Exercise directions> Print, without altering anything, the lines from the one that holds "Emit a web page" to the one that holds "const npshTicks = [0, 2, 4, 6, 8];", inclusive. No other lines belong in the output.

Extracted information>
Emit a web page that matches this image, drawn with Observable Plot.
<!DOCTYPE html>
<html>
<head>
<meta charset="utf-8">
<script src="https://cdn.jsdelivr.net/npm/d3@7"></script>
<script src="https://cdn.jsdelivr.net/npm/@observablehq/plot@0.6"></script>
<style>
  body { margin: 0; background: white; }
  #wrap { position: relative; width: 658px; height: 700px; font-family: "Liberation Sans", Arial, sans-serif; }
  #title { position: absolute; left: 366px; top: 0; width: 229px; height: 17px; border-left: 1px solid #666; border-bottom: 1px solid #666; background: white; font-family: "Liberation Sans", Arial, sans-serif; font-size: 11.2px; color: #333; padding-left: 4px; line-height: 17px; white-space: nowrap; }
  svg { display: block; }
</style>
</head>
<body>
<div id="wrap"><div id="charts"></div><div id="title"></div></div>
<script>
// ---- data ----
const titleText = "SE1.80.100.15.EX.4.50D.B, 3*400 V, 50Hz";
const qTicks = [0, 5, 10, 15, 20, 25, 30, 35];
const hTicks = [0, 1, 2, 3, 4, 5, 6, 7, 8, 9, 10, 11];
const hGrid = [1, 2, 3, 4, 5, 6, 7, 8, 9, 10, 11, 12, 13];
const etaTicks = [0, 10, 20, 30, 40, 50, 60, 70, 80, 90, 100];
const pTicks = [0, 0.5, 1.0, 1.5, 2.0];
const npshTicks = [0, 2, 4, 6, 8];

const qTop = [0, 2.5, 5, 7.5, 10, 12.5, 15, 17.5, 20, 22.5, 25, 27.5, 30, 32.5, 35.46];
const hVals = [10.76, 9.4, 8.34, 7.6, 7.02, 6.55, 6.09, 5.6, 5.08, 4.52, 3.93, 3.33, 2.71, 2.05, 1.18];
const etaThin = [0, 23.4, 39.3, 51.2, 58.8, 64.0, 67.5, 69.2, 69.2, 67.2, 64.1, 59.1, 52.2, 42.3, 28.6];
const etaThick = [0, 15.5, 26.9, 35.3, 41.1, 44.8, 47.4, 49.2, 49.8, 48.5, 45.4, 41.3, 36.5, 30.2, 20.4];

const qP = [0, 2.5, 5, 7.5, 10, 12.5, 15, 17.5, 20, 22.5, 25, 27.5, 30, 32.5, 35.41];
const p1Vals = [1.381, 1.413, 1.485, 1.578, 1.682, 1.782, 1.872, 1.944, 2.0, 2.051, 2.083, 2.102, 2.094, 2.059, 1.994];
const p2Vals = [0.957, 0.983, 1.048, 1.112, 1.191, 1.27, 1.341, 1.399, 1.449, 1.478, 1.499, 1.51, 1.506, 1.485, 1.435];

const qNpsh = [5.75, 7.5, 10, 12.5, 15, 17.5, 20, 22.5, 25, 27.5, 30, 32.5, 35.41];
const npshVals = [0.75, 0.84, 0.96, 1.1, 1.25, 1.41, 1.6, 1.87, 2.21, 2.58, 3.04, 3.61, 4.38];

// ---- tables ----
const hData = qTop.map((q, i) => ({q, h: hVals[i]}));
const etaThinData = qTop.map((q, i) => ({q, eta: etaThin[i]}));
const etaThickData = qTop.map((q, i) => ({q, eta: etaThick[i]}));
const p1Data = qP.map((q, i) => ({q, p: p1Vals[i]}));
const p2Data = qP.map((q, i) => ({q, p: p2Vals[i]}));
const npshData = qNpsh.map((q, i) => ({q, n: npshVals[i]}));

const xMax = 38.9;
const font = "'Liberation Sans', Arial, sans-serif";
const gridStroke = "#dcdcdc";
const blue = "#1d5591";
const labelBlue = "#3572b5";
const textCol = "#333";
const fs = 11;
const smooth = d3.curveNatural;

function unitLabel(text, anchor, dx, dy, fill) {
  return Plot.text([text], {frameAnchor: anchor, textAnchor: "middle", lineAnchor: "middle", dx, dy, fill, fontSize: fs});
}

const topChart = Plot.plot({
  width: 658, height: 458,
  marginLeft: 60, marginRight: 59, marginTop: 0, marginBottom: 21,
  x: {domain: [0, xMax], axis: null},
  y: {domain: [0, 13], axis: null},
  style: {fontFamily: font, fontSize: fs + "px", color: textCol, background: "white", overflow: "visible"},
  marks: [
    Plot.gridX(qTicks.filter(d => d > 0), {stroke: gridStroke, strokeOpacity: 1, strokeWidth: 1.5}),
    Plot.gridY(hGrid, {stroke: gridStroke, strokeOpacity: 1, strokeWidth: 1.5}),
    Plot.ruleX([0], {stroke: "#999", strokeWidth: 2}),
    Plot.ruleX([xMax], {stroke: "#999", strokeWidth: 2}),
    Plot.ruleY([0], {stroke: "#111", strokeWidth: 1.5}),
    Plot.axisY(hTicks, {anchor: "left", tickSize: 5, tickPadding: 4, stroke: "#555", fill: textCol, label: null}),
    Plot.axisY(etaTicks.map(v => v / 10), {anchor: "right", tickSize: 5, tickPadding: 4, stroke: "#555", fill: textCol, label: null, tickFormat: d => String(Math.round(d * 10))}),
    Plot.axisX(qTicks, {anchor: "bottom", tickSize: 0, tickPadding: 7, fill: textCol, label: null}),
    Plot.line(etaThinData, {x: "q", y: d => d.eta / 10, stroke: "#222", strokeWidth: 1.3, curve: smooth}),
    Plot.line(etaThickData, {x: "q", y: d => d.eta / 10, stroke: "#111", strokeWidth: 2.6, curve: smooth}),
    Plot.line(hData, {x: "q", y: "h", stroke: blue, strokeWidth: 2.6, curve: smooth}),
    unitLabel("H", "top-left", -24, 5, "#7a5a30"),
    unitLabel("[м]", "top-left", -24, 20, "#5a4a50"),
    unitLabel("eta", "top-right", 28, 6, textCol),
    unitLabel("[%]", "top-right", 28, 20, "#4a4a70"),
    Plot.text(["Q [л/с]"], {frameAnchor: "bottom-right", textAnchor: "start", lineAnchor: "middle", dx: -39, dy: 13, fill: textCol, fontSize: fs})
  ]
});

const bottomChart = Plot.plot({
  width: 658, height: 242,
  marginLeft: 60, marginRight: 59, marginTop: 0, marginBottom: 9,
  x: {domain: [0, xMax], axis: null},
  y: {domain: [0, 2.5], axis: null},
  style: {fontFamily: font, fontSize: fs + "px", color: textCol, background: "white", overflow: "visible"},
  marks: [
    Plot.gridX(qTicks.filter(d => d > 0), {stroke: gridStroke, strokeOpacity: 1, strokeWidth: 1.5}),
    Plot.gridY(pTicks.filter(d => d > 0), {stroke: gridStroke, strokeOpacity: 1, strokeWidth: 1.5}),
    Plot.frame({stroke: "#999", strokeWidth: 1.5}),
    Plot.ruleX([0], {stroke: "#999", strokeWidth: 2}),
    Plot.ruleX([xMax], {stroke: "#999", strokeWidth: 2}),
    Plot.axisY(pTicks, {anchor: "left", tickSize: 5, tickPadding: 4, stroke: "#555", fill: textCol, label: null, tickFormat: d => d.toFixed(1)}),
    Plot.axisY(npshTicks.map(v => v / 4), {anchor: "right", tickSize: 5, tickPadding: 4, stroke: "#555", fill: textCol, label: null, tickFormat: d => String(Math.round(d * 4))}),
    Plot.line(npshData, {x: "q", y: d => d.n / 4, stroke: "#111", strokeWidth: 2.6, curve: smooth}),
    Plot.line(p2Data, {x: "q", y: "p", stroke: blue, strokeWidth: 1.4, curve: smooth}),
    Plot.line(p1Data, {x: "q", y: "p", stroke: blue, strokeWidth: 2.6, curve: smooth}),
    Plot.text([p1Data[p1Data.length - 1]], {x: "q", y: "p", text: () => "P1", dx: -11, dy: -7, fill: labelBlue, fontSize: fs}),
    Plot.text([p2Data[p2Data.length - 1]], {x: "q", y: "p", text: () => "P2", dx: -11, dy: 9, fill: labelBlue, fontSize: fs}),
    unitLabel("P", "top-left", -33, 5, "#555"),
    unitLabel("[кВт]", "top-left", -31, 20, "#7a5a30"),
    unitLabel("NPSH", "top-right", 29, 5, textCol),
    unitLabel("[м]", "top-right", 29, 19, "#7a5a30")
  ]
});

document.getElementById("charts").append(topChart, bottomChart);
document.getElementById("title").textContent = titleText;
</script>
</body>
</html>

==

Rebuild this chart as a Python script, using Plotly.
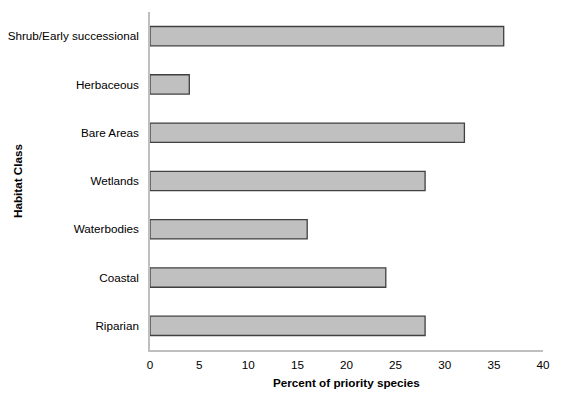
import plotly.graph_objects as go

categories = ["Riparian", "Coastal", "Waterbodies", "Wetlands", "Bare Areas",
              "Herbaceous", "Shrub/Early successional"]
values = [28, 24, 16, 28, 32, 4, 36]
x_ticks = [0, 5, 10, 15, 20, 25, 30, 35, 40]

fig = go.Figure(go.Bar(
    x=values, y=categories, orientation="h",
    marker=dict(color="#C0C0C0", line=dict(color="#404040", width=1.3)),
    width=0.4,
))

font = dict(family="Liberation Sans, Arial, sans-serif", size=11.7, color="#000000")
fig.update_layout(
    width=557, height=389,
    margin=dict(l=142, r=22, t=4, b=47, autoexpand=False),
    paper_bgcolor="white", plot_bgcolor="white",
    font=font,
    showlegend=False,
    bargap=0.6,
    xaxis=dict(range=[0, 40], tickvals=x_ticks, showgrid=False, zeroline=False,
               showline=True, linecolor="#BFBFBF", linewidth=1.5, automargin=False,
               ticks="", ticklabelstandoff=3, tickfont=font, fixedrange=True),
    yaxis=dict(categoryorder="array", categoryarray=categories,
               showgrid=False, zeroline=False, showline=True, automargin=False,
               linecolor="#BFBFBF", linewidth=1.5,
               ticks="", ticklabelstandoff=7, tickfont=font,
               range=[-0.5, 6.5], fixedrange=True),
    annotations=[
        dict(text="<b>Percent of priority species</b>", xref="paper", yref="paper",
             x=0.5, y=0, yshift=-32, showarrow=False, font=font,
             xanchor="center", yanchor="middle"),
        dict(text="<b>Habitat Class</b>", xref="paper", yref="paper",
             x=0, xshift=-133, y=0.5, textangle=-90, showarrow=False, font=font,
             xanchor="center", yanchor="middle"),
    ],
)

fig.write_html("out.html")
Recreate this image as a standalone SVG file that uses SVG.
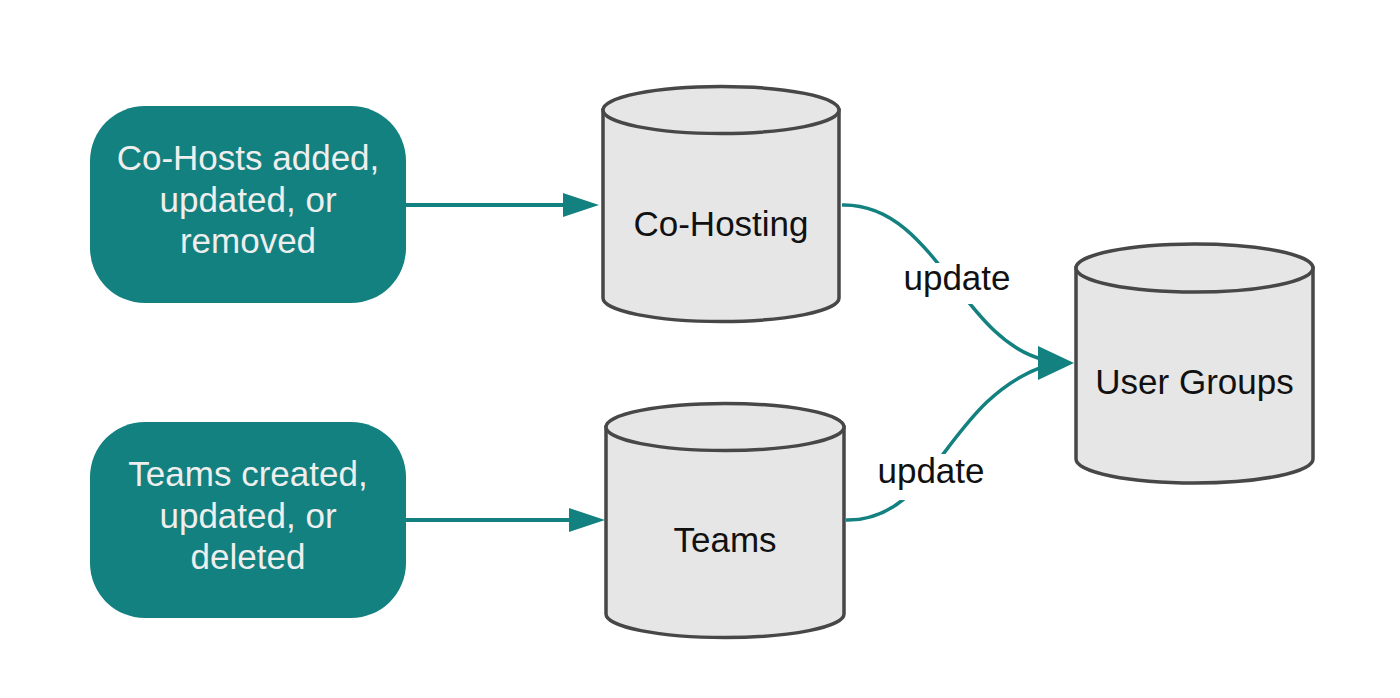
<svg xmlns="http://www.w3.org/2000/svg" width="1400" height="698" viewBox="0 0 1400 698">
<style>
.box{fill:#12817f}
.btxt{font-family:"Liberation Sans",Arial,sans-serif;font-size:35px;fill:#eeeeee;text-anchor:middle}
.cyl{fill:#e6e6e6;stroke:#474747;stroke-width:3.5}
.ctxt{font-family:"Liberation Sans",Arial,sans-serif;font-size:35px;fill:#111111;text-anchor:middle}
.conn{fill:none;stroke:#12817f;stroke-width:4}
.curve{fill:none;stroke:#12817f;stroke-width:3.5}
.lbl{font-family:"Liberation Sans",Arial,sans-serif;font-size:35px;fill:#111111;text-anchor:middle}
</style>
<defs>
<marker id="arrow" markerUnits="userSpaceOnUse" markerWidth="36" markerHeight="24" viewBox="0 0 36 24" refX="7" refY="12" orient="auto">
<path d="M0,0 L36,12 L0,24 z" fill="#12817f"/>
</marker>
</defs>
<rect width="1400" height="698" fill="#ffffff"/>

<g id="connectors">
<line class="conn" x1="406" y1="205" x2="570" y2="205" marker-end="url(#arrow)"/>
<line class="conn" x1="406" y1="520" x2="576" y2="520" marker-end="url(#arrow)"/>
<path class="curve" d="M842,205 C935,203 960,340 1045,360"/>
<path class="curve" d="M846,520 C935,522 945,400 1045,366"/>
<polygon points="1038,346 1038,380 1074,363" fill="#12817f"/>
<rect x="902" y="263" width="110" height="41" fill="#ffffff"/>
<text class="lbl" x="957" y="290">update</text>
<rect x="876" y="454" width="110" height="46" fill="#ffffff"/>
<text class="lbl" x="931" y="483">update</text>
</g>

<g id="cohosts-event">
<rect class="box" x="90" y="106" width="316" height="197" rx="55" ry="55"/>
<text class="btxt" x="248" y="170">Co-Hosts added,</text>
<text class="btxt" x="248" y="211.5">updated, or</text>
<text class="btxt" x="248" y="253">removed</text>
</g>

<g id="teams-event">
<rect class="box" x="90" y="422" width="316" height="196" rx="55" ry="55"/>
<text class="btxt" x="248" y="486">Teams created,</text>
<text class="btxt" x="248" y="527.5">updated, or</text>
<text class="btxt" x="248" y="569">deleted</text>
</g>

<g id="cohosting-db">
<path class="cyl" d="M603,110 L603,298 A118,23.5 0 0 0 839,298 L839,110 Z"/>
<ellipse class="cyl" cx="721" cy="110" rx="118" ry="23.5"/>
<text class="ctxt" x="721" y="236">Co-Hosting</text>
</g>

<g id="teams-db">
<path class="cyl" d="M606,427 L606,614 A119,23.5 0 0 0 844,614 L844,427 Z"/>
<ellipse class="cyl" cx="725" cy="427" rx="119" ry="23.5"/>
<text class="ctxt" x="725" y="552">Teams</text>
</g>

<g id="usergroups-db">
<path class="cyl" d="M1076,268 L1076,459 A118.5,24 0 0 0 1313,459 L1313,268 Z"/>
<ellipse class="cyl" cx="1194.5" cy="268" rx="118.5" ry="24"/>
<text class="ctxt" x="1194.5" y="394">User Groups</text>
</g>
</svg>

Task output>
Emit a web page that matches this image, drawn with Observable Plot.
<!DOCTYPE html>
<html>
<head>
<meta charset="utf-8">
<script src="https://cdn.jsdelivr.net/npm/d3@7"></script>
<script src="https://cdn.jsdelivr.net/npm/@observablehq/plot@0.6"></script>
<style>
  body { margin: 0; background: white; }
  #wrap { position: relative; width: 658px; height: 700px; font-family: "Liberation Sans", Arial, sans-serif; }
  #title { position: absolute; left: 366px; top: 0; width: 229px; height: 17px; border-left: 1px solid #666; border-bottom: 1px solid #666; background: white; font-family: "Liberation Sans", Arial, sans-serif; font-size: 11.2px; color: #333; padding-left: 4px; line-height: 17px; white-space: nowrap; }
  svg { display: block; }
</style>
</head>
<body>
<div id="wrap"><div id="charts"></div><div id="title"></div></div>
<script>
// ---- data ----
const titleText = "SE1.80.100.15.EX.4.50D.B, 3*400 V, 50Hz";
const qTicks = [0, 5, 10, 15, 20, 25, 30, 35];
const hTicks = [0, 1, 2, 3, 4, 5, 6, 7, 8, 9, 10, 11];
const hGrid = [1, 2, 3, 4, 5, 6, 7, 8, 9, 10, 11, 12, 13];
const etaTicks = [0, 10, 20, 30, 40, 50, 60, 70, 80, 90, 100];
const pTicks = [0, 0.5, 1.0, 1.5, 2.0];
const npshTicks = [0, 2, 4, 6, 8];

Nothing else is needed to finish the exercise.